## [Exercise aim]
Every record should be copied exactly, except that pictures are to be omitted.

## [Data provided]
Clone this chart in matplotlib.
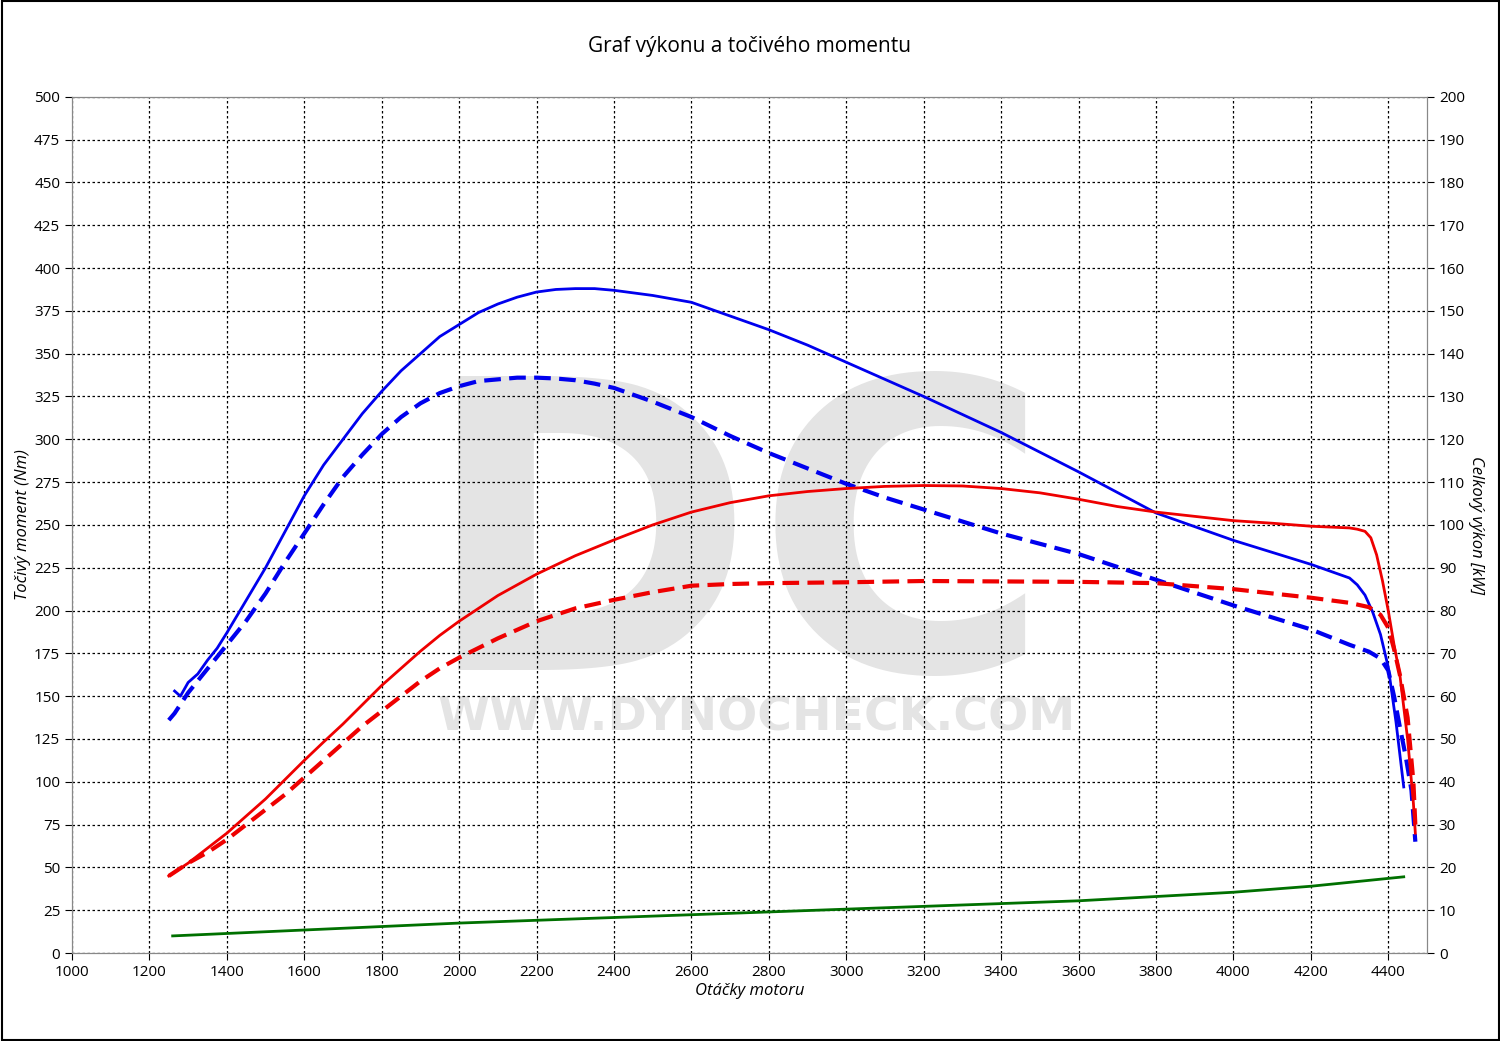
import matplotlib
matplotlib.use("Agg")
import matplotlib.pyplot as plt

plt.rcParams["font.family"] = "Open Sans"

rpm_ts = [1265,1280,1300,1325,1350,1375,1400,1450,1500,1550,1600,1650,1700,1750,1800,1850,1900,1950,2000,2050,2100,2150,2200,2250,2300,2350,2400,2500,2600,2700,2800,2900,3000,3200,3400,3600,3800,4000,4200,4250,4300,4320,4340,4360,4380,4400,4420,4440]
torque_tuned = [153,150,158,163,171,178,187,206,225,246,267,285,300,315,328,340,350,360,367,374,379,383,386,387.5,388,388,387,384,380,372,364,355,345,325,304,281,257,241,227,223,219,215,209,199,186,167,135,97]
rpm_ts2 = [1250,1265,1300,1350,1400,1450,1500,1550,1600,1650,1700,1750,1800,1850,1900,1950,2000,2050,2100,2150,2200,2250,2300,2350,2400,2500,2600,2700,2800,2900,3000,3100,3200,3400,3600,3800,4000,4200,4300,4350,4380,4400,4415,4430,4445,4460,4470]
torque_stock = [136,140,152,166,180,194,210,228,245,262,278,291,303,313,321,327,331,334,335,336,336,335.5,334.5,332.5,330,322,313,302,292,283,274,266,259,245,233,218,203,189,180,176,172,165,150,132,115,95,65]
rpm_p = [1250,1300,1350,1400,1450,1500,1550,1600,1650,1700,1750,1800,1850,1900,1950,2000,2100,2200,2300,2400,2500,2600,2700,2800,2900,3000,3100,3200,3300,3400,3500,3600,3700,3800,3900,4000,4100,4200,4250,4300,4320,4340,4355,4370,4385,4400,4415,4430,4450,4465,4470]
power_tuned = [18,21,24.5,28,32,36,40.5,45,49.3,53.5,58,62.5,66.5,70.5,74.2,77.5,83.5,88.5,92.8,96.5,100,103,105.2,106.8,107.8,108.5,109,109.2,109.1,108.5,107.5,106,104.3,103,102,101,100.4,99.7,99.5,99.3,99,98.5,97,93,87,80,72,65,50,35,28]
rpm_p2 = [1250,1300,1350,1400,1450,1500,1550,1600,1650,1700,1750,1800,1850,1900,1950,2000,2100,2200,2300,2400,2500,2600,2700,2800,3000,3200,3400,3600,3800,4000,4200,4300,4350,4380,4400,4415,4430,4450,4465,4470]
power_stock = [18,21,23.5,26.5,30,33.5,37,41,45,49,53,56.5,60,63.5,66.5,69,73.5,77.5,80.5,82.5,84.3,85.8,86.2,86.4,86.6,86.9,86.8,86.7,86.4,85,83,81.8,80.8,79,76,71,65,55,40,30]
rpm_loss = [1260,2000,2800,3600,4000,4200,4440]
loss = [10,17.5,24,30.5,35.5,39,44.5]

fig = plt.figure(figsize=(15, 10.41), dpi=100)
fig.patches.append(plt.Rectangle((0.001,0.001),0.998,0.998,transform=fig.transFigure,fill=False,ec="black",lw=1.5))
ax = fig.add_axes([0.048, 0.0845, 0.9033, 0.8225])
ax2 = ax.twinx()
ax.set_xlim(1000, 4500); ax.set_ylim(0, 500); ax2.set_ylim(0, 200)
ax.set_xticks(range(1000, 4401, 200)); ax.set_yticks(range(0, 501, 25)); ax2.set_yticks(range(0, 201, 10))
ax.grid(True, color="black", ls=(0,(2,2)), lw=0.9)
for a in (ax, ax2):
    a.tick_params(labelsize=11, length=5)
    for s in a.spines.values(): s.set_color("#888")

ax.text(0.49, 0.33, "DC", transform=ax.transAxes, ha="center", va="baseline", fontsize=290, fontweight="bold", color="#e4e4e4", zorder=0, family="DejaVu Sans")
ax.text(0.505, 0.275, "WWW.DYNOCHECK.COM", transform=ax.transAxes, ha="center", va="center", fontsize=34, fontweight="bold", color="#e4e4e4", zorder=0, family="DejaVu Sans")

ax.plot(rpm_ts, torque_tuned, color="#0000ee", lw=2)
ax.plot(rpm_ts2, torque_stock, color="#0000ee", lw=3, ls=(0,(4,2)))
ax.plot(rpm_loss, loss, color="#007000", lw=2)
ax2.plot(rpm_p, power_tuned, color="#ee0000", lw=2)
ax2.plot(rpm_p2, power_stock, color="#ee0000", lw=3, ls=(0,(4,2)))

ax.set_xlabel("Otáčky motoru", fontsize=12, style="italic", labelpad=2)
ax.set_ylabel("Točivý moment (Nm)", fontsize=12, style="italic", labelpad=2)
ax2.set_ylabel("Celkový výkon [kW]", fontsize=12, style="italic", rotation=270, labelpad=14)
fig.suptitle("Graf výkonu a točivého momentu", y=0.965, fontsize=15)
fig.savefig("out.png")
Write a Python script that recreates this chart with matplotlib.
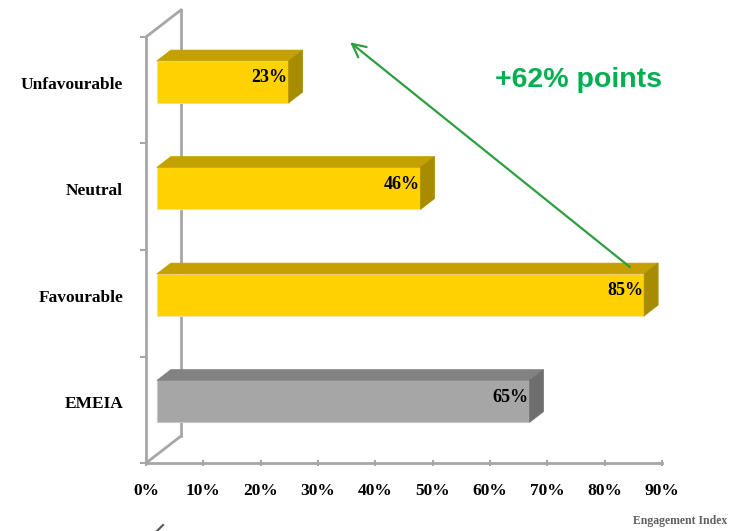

## [Right answer]
Clone this chart in matplotlib.
import matplotlib
matplotlib.use("Agg")
import matplotlib.pyplot as plt

plt.rcParams["font.family"] = "Open Sans"

rpm_ts = [1265,1280,1300,1325,1350,1375,1400,1450,1500,1550,1600,1650,1700,1750,1800,1850,1900,1950,2000,2050,2100,2150,2200,2250,2300,2350,2400,2500,2600,2700,2800,2900,3000,3200,3400,3600,3800,4000,4200,4250,4300,4320,4340,4360,4380,4400,4420,4440]
torque_tuned = [153,150,158,163,171,178,187,206,225,246,267,285,300,315,328,340,350,360,367,374,379,383,386,387.5,388,388,387,384,380,372,364,355,345,325,304,281,257,241,227,223,219,215,209,199,186,167,135,97]
rpm_ts2 = [1250,1265,1300,1350,1400,1450,1500,1550,1600,1650,1700,1750,1800,1850,1900,1950,2000,2050,2100,2150,2200,2250,2300,2350,2400,2500,2600,2700,2800,2900,3000,3100,3200,3400,3600,3800,4000,4200,4300,4350,4380,4400,4415,4430,4445,4460,4470]
torque_stock = [136,140,152,166,180,194,210,228,245,262,278,291,303,313,321,327,331,334,335,336,336,335.5,334.5,332.5,330,322,313,302,292,283,274,266,259,245,233,218,203,189,180,176,172,165,150,132,115,95,65]
rpm_p = [1250,1300,1350,1400,1450,1500,1550,1600,1650,1700,1750,1800,1850,1900,1950,2000,2100,2200,2300,2400,2500,2600,2700,2800,2900,3000,3100,3200,3300,3400,3500,3600,3700,3800,3900,4000,4100,4200,4250,4300,4320,4340,4355,4370,4385,4400,4415,4430,4450,4465,4470]
power_tuned = [18,21,24.5,28,32,36,40.5,45,49.3,53.5,58,62.5,66.5,70.5,74.2,77.5,83.5,88.5,92.8,96.5,100,103,105.2,106.8,107.8,108.5,109,109.2,109.1,108.5,107.5,106,104.3,103,102,101,100.4,99.7,99.5,99.3,99,98.5,97,93,87,80,72,65,50,35,28]
rpm_p2 = [1250,1300,1350,1400,1450,1500,1550,1600,1650,1700,1750,1800,1850,1900,1950,2000,2100,2200,2300,2400,2500,2600,2700,2800,3000,3200,3400,3600,3800,4000,4200,4300,4350,4380,4400,4415,4430,4450,4465,4470]
power_stock = [18,21,23.5,26.5,30,33.5,37,41,45,49,53,56.5,60,63.5,66.5,69,73.5,77.5,80.5,82.5,84.3,85.8,86.2,86.4,86.6,86.9,86.8,86.7,86.4,85,83,81.8,80.8,79,76,71,65,55,40,30]
rpm_loss = [1260,2000,2800,3600,4000,4200,4440]
loss = [10,17.5,24,30.5,35.5,39,44.5]

fig = plt.figure(figsize=(15, 10.41), dpi=100)
fig.patches.append(plt.Rectangle((0.001,0.001),0.998,0.998,transform=fig.transFigure,fill=False,ec="black",lw=1.5))
ax = fig.add_axes([0.048, 0.0845, 0.9033, 0.8225])
ax2 = ax.twinx()
ax.set_xlim(1000, 4500); ax.set_ylim(0, 500); ax2.set_ylim(0, 200)
ax.set_xticks(range(1000, 4401, 200)); ax.set_yticks(range(0, 501, 25)); ax2.set_yticks(range(0, 201, 10))
ax.grid(True, color="black", ls=(0,(2,2)), lw=0.9)
for a in (ax, ax2):
    a.tick_params(labelsize=11, length=5)
    for s in a.spines.values(): s.set_color("#888")

ax.text(0.49, 0.33, "DC", transform=ax.transAxes, ha="center", va="baseline", fontsize=290, fontweight="bold", color="#e4e4e4", zorder=0, family="DejaVu Sans")
ax.text(0.505, 0.275, "WWW.DYNOCHECK.COM", transform=ax.transAxes, ha="center", va="center", fontsize=34, fontweight="bold", color="#e4e4e4", zorder=0, family="DejaVu Sans")

ax.plot(rpm_ts, torque_tuned, color="#0000ee", lw=2)
ax.plot(rpm_ts2, torque_stock, color="#0000ee", lw=3, ls=(0,(4,2)))
ax.plot(rpm_loss, loss, color="#007000", lw=2)
ax2.plot(rpm_p, power_tuned, color="#ee0000", lw=2)
ax2.plot(rpm_p2, power_stock, color="#ee0000", lw=3, ls=(0,(4,2)))

ax.set_xlabel("Otáčky motoru", fontsize=12, style="italic", labelpad=2)
ax.set_ylabel("Točivý moment (Nm)", fontsize=12, style="italic", labelpad=2)
ax2.set_ylabel("Celkový výkon [kW]", fontsize=12, style="italic", rotation=270, labelpad=14)
fig.suptitle("Graf výkonu a točivého momentu", y=0.965, fontsize=15)
fig.savefig("out.png")
Write a Python script that recreates this chart with matplotlib.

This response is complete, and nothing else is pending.